All the separating punctuation is stripped away.
// remove certain punctuation
= input.replace(/[\.]+/g,'');
input
// replace certain punctuation with spaces
= input.replace(/[",]+/g,' '); input
I’m guessing Who’s on first tends to use contracted forms because Placeholder replaces e.g. “saint” with “st”.
// generic synonym contractions
= input.replace(/\b(sainte)\b/gi, 'ste')
input .replace(/\b(saint)\b/gi, 'st')
.replace(/\b(mount)\b/gi, 'mt')
.replace(/\b(fort)\b/gi, 'ft');
The synonyms are actually a list because there can be multiple ways to describe a place. For example if we have “city of sydney” it will try both “city of sydney” and “sydney”.
// synonymous representations of official designations
if (input.match(/county|city|township/i) ){
= synonyms.concat(
synonyms .map(synonym => {
synonymsreturn synonym
.replace(/^county\s(of\s)?(.*)$/gi, '$2')
.replace(/^(.*)\scounty$/gi, '$1')
.replace(/^city\sof(?!\s?the)\s?(.*)$/gi, '$1')
.replace(/^(.*\s)charter\s(township)$/gi, '$1$2');
});
) }
Finally all text is converted to lowercase and unicode accents are removed.
These kind of transformations are really important for real world performance, but require a lot of experience to get right. If you wanted to write your own geocoder based on Who’s on First I’d seriously consider using their tests in analysis.js
.
Tokenize
The tokenisation is a little difficult in that place names can contain multiple words. The approach in Placeholder, in prototypes/tokenize.js
, is relatively simple. First break the query into words, and start at the leftmost token. Then take the span from the first to last word and if that’s in the gazetteer then use that as the word, otherwise remove the last word from the span and repeat until you find a token or get down to a single word. Then continue to tokenize the rest of the text.
For example consider “Port of Spain Trinidad and Tobago”. This isn’t in the gazetteer, not if “Port of Spain Trinidad and”, or “Port of Spain Trinidad”, but “Port of Spain” is and so that’s our first token. Then to tokenize “Trinidad and Tobago” that is in our gazetteer and so is a token. So we get two tokens “Port of Spain” and “Trinidad and Tobago”.
As another example “Melbourne CBD Australia” tokenizes to “Melbourne CBD” and “Australia”, since “Melbourne CBD” is in Who’s on First. But “Sydney CBD Australia” (currently) tokenizes to “Sydney”, “CBD” and “Australia” since “Sydney CBD” is not in Who’s on First.

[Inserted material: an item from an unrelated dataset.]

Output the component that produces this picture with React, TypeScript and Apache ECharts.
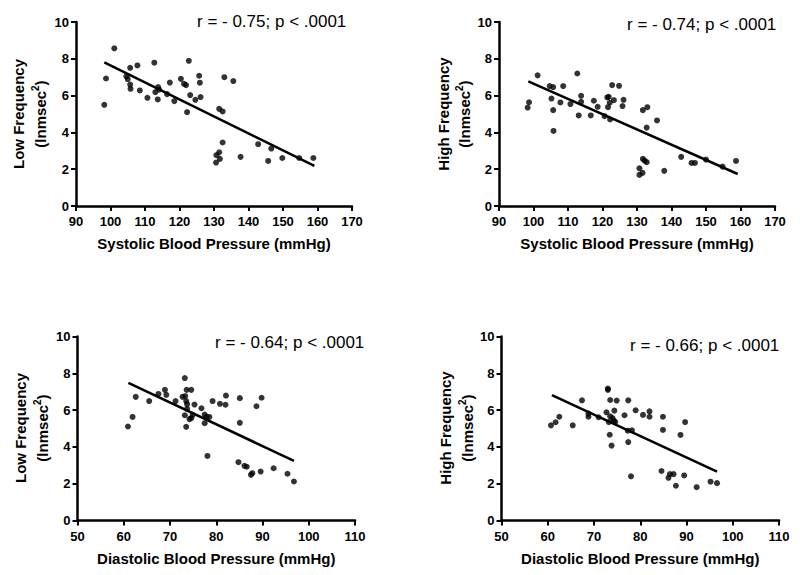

This is a simple strategy but works pretty well.
Search
In the west people normally write locations from specific to general, e.g. “Melbourne CBD, Victoria, Australia”. Although in some cultures, like Vietnamese, people write the opposite way from general to specific. Placeholder assumes people are writing from specific to general and refines the search from general to specific.
So it will start with the rightmost token, in this case “Australia” and gets a list of locations. It then uses the Who’s on First lineage to look for “Victoria” in each “Australia” (or nearby to Australia using an R-tree search). If it finds one it will refine to searching in Victoria for Melbourne, otherwise it will search for Melbourne in Australia. Finally it returns all the results.
This heuristic works pretty well, but sometimes has odd results. For example “Sydney CBD Australia” is tokenized to “Sydney”, “CBD” and “Australia”. It so happens there is currently only one entity in Who’s on First with a tag of CBD in/near Australia, and that happens to be Melbourne CBD. So it then looks for Sydney in Melbourne CBD, but doesn’t find one and returns Melbourne CBD.
On the other hand “Sydney CBD NSW Australia” first finds the state of “New South Wales” in “Australia”. Then it fails to find a “CBD” in “New South Wales”, and so searches for “Sydney” in “New South Wales” and finds the capital.
Sort
The sorting is very important, for example if I’m searching for “Paris” without any context I’m most likely to be searching for Paris, France than Paris, USA. However as far as I can tell Placeholder just sorts in order of the Who’s on First id. In practice this seems to work remarkably well; the larger and more populous places tend to occur first. I don’t know why this is; maybe it’s because the dataset was built up starting with the most common places first.
Putting it together
The Placeholder geocoder takes a relatively straightforward approach, but it’s pretty effective. I’ve been using it to geocode Australian locations and it’s really easy to use through docker. However I’m finding I want to be able to customise it and make it fit better with the rest of my Python code. I don’t think it would be tremendously difficult to port to Python, although requires to be deliberate to get exactly the same results.